Shares of Facebook and Instagram parent company Meta Platforms (META) gained more than 75% in the year's first three months while shares of Tesla (TSLA) gained a robust 68%. Bitcoin (BTC-USD) also rose nearly 70% in the first quarter as the spirit of a risk-on market led by technology crossed asset classes.
A strong performance in some pockets of the market, however, doesn't ease the pain for the banking sector as three U.S. banks failed in March and stocks across the industry were pummeled.
The KBW Bank Index (^BKX) fell 25% in March while the KBW Regional Bank Index (^KRX) fell 20% during the month.
As markets gain some distance from the most acute phases of the bank crisis, a growing view among Wall Street strategists and economists is that this event will prove to be binary — either we crash into recession and a new bear market or stocks continue to rally.

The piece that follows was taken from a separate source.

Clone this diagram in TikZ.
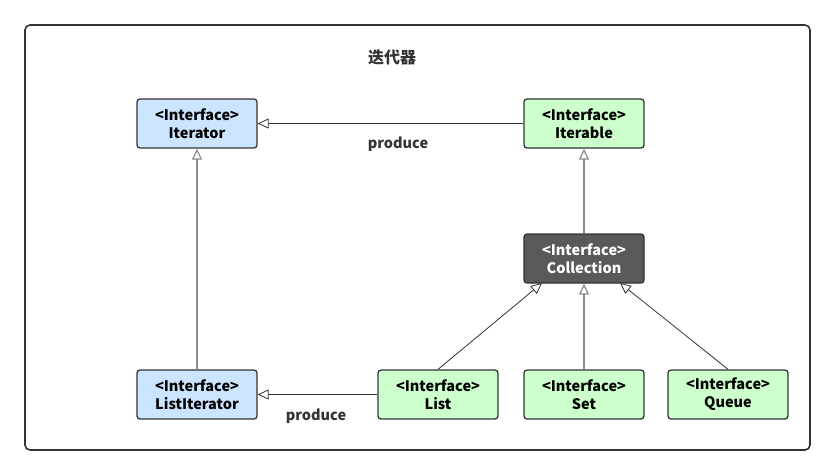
\documentclass[tikz,border=0pt]{standalone}
\usepackage{fontspec}
\setmainfont{Noto Sans CJK SC}
\usetikzlibrary{arrows.meta}
\definecolor{bluefill}{HTML}{CCE5FF}
\definecolor{greenfill}{HTML}{CCFFCC}
\definecolor{darkfill}{HTML}{595959}
\definecolor{edge}{HTML}{333333}
\definecolor{lightedge}{HTML}{8C8C8C}
\tikzset{
  iface/.style={draw=edge, line width=1.3pt, rounded corners=3pt, minimum width=120pt, minimum height=49pt, align=center, font=\fontsize{14.5}{18}\selectfont\bfseries, inner sep=0pt},
  bluebox/.style={iface, fill=bluefill},
  greenbox/.style={iface, fill=greenfill},
  darkbox/.style={iface, fill=darkfill, text=white},
  inherit/.style={-{Triangle[open, length=11pt, width=10pt, fill=white]}, line width=0.8pt, draw=edge},
  inheritlight/.style={inherit, draw=lightedge, line width=1.2pt},
  lbl/.style={font=\fontsize{14.5}{18}\selectfont\bfseries, text=edge}
}
\begin{document}
\begin{tikzpicture}[x=1pt,y=-1pt]
\useasboundingbox (0,0) rectangle (836,476);
\draw[draw=edge, line width=1.6pt, rounded corners=5pt] (25,25) rectangle (810,450);
\node[lbl, font=\fontsize{16}{19}\selectfont\bfseries] (title) at (392,57) {迭代器};
\node[bluebox] (iterator) at (197,123.5) {<Interface>\\Iterator};
\node[greenbox] (iterable) at (584,123.5) {<Interface>\\Iterable};
\node[darkbox] (collection) at (584,258.5) {<Interface>\\Collection};
\node[bluebox] (listiterator) at (197,394.5) {<Interface>\\ListIterator};
\node[greenbox] (list) at (438,394.5) {<Interface>\\List};
\node[greenbox] (set) at (584,394.5) {<Interface>\\Set};
\node[greenbox] (queue) at (728,394.5) {<Interface>\\Queue};
\draw[inherit] (iterable.west) -- (iterator.east);
\node[lbl] (p1) at (398,144) {produce};
\draw[inheritlight] (listiterator.north) -- (iterator.south);
\draw[inheritlight] (collection.north) -- (iterable.south);
\draw[inherit] (list.west) -- (listiterator.east);
\node[lbl] (p2) at (316,416) {produce};
\draw[inheritlight] (set.north) -- (collection.south);
\coordinate (cl) at (542,283);
\coordinate (cr) at (620,283);
\draw[inherit] (list.north) -- (cl);
\draw[inherit] (queue.north) -- (cr);
\end{tikzpicture}
\end{document}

"[If] SVB was Bear Stearns we [are] going to new lows," wrote Bank of America strategist Michael Hartnett in a note on Friday, "if LTCM then we [are] going to new highs," referencing the collapse of hedge fund Long-Term Capital Management in 1998 that created a global bank crisis but did not disrupt the tech bubble.
Neil Dutta, chief U.S. economist at Renaissance Macro, wrote in a note last week, "There is no middle ground in [a] banking crisis, it either happens or it doesn't. This means the bond market is either pricing in too many rate cuts or not enough."
In Dutta's view, a big risk for markets in the months ahead will be a U.S. economy that merely hangs in there.